* [WRITTEN EXERCISE]: A single run of lines is to be printed exactly: starting at the line with "Give me the D3.js source for this chart." and ending at the line with "const lowerTicks = [0, 10, 20, 30, 40, 50];", both included. Leave the pictures out.

(Source code of charts)
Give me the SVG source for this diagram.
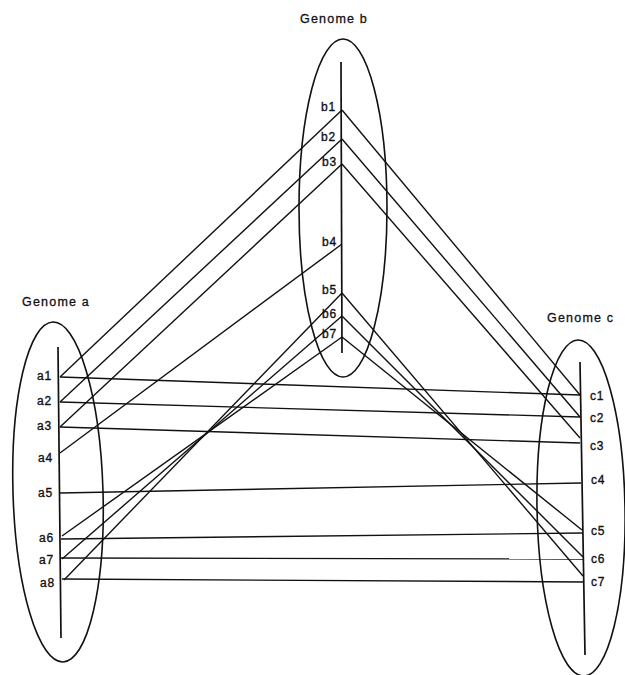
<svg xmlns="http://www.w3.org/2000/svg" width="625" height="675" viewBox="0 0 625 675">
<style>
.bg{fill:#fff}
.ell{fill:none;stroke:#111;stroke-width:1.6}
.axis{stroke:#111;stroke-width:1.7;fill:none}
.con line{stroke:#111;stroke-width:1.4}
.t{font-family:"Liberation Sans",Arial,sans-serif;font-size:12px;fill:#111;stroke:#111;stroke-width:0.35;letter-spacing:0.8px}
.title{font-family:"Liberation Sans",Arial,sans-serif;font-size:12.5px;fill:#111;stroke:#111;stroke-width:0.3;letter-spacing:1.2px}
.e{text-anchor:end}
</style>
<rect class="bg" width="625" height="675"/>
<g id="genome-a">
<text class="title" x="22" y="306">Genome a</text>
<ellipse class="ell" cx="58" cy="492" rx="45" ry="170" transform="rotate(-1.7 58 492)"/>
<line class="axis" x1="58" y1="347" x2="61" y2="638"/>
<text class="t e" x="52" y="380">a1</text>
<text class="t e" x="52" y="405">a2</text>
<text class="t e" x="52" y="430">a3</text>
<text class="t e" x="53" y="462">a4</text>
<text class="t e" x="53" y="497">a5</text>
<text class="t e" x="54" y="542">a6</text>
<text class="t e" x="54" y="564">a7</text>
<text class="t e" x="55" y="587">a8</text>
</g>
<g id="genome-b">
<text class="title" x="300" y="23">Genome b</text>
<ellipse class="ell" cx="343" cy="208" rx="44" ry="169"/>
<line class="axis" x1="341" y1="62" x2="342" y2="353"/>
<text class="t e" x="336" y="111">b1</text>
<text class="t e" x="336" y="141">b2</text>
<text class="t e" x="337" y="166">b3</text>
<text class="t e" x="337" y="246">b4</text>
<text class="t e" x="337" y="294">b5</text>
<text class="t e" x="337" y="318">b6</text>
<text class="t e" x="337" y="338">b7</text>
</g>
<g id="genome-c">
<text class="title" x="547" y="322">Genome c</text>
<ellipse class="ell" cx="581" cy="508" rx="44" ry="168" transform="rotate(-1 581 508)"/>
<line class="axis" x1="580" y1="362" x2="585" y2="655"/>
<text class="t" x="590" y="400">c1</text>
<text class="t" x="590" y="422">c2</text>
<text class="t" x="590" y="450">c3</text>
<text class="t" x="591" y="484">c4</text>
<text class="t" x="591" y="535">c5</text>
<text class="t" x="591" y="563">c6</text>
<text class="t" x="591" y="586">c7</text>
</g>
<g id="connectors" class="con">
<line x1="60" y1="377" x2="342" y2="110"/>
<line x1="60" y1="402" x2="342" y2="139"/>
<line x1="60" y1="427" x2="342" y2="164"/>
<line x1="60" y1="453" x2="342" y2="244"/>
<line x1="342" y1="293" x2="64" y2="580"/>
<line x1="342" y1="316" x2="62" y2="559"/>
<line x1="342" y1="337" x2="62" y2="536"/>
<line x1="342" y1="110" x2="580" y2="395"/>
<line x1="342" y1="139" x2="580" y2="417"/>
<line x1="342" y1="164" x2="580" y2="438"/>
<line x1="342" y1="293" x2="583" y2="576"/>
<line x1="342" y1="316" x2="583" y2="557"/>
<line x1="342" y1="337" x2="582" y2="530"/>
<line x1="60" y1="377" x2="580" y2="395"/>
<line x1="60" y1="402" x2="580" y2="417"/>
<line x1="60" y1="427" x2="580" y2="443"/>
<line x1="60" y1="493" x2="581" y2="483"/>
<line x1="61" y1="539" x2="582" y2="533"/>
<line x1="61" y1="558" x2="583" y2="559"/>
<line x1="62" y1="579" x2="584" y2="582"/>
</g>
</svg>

---

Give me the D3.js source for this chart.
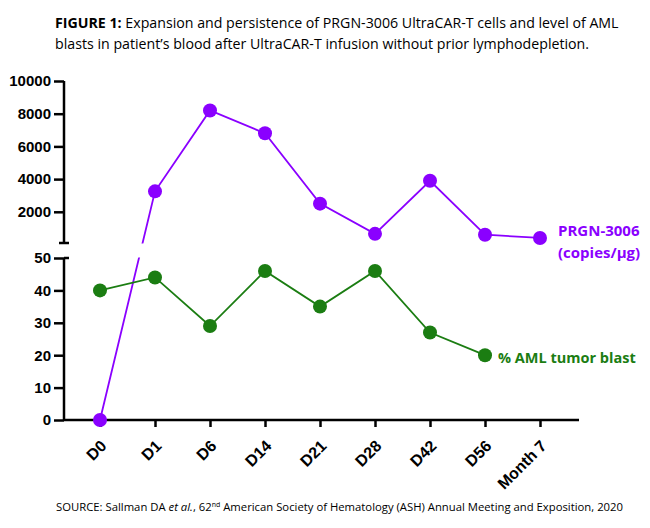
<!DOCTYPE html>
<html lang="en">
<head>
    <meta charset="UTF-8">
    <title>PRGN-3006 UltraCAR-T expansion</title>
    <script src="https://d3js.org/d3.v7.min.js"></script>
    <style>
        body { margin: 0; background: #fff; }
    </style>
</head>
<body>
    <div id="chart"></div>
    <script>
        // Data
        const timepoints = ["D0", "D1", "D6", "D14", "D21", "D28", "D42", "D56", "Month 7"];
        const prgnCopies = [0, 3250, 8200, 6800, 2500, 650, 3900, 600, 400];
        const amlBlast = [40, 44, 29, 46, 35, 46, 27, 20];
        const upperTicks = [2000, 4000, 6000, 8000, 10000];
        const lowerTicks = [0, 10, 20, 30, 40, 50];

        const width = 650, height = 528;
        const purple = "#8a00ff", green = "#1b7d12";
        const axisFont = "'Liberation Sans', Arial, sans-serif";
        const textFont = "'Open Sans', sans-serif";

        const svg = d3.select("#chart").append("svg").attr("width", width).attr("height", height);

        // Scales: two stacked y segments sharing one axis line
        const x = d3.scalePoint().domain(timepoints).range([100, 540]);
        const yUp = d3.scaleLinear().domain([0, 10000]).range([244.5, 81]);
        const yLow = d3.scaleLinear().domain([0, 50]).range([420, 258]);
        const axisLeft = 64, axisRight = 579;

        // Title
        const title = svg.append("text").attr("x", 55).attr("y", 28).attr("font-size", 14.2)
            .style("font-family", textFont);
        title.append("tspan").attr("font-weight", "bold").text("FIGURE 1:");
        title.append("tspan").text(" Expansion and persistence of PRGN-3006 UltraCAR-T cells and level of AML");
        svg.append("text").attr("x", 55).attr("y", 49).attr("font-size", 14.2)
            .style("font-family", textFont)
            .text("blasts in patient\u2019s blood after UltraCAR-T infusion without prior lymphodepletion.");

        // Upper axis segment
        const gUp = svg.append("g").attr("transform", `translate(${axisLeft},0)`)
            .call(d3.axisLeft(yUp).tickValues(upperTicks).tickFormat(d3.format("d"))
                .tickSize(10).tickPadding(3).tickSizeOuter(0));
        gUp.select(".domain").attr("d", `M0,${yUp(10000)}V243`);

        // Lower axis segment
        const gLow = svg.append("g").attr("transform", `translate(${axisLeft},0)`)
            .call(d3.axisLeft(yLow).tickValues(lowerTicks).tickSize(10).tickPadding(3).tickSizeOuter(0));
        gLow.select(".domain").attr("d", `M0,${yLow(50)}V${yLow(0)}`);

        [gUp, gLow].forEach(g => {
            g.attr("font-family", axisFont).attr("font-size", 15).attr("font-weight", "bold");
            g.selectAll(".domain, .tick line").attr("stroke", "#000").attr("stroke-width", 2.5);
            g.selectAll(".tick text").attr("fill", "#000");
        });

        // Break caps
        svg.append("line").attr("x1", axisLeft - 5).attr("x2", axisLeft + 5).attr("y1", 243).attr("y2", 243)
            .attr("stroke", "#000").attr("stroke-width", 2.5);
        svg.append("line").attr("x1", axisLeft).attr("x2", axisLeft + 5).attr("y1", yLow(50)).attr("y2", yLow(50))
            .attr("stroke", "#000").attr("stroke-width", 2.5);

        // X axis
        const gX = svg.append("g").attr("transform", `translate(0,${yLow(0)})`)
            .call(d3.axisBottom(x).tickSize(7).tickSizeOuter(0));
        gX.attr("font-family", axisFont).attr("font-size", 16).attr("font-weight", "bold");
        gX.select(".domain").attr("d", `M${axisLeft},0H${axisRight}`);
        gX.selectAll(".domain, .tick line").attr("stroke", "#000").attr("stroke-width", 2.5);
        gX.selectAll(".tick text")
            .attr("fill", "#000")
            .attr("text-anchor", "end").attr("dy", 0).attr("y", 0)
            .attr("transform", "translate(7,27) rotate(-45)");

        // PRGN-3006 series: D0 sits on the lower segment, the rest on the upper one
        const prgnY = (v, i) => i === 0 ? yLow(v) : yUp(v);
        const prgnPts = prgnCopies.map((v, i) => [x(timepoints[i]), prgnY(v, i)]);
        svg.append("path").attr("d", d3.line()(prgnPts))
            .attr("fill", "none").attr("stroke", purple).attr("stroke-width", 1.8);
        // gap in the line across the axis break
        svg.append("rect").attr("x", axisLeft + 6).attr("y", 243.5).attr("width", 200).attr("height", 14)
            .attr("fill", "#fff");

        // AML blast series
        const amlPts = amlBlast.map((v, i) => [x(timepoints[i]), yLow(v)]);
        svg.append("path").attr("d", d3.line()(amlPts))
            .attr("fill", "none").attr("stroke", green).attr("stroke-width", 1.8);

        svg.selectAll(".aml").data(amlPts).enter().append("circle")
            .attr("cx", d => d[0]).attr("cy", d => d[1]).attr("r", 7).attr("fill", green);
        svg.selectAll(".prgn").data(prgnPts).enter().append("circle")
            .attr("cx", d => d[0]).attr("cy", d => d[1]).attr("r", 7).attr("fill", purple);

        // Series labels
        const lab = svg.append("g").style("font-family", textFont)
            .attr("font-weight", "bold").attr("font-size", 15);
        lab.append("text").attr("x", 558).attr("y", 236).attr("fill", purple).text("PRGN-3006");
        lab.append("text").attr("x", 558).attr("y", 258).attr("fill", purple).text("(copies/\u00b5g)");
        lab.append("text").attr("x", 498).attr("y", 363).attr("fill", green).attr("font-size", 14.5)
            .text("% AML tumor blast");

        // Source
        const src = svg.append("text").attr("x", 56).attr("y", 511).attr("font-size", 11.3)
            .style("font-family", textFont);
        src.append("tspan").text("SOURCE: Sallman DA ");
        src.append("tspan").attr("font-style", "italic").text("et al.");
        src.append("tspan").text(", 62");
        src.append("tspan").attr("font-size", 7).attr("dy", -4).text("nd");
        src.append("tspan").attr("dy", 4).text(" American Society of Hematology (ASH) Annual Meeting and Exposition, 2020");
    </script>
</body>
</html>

* * *

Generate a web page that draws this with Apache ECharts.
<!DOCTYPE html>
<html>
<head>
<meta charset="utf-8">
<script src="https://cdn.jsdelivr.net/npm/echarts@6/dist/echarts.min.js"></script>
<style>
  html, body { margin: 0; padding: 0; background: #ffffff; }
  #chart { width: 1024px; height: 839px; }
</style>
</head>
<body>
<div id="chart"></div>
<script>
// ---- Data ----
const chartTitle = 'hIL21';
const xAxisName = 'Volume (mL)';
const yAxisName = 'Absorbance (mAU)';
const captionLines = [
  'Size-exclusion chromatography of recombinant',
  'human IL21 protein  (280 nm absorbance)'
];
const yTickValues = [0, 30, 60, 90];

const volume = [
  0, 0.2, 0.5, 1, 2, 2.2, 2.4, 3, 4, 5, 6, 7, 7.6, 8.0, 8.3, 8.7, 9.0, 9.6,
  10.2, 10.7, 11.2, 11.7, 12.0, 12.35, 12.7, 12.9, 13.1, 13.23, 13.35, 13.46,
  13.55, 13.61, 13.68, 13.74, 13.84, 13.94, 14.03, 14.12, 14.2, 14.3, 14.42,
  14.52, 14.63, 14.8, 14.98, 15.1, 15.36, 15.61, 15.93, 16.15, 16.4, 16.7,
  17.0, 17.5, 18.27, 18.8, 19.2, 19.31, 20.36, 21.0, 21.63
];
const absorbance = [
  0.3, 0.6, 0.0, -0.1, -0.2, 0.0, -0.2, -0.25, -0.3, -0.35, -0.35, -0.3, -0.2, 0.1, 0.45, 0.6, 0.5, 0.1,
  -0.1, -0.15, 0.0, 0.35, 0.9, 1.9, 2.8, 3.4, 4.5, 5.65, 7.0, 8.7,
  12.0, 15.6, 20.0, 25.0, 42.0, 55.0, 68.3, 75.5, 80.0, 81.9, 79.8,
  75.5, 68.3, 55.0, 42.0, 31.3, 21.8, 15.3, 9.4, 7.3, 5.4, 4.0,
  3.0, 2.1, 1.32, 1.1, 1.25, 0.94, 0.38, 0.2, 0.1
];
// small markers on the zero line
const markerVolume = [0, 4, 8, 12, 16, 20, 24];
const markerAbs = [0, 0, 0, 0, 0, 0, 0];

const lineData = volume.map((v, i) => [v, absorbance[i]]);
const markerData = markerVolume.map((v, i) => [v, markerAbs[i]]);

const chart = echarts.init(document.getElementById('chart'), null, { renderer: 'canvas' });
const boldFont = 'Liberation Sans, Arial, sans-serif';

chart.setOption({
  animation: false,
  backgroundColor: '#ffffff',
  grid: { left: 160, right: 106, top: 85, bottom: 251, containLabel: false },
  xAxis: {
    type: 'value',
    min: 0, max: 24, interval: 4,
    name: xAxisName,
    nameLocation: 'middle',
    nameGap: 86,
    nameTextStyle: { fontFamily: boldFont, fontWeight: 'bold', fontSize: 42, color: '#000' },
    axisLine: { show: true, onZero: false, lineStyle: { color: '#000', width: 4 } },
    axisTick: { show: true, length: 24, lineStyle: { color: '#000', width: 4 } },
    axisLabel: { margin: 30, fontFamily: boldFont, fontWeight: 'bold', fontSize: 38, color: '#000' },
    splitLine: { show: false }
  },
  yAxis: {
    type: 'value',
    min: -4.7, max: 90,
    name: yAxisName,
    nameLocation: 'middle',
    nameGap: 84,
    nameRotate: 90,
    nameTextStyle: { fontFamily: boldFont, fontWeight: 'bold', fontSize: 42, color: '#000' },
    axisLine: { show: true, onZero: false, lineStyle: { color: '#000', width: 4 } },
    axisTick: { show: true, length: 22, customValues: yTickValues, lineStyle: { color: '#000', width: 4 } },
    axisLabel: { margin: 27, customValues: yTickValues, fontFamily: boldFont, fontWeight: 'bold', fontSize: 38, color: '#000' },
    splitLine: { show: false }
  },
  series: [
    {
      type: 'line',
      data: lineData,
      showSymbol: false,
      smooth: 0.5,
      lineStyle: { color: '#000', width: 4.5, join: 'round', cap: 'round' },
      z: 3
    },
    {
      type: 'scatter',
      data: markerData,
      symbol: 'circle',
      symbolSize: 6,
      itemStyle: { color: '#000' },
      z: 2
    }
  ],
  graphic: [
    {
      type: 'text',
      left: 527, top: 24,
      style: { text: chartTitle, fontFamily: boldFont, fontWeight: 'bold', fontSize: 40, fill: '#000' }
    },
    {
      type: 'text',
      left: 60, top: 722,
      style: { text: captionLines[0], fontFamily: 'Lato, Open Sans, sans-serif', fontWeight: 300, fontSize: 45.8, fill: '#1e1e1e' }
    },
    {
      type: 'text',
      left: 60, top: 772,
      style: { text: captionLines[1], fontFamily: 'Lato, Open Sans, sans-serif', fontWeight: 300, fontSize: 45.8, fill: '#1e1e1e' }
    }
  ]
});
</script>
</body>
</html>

* [WORKED SOLUTION]:
Give me the D3.js source for this chart.
<!DOCTYPE html>
<html lang="en">
<head>
    <meta charset="UTF-8">
    <title>PRGN-3006 UltraCAR-T expansion</title>
    <script src="https://d3js.org/d3.v7.min.js"></script>
    <style>
        body { margin: 0; background: #fff; }
    </style>
</head>
<body>
    <div id="chart"></div>
    <script>
        // Data
        const timepoints = ["D0", "D1", "D6", "D14", "D21", "D28", "D42", "D56", "Month 7"];
        const prgnCopies = [0, 3250, 8200, 6800, 2500, 650, 3900, 600, 400];
        const amlBlast = [40, 44, 29, 46, 35, 46, 27, 20];
        const upperTicks = [2000, 4000, 6000, 8000, 10000];
        const lowerTicks = [0, 10, 20, 30, 40, 50];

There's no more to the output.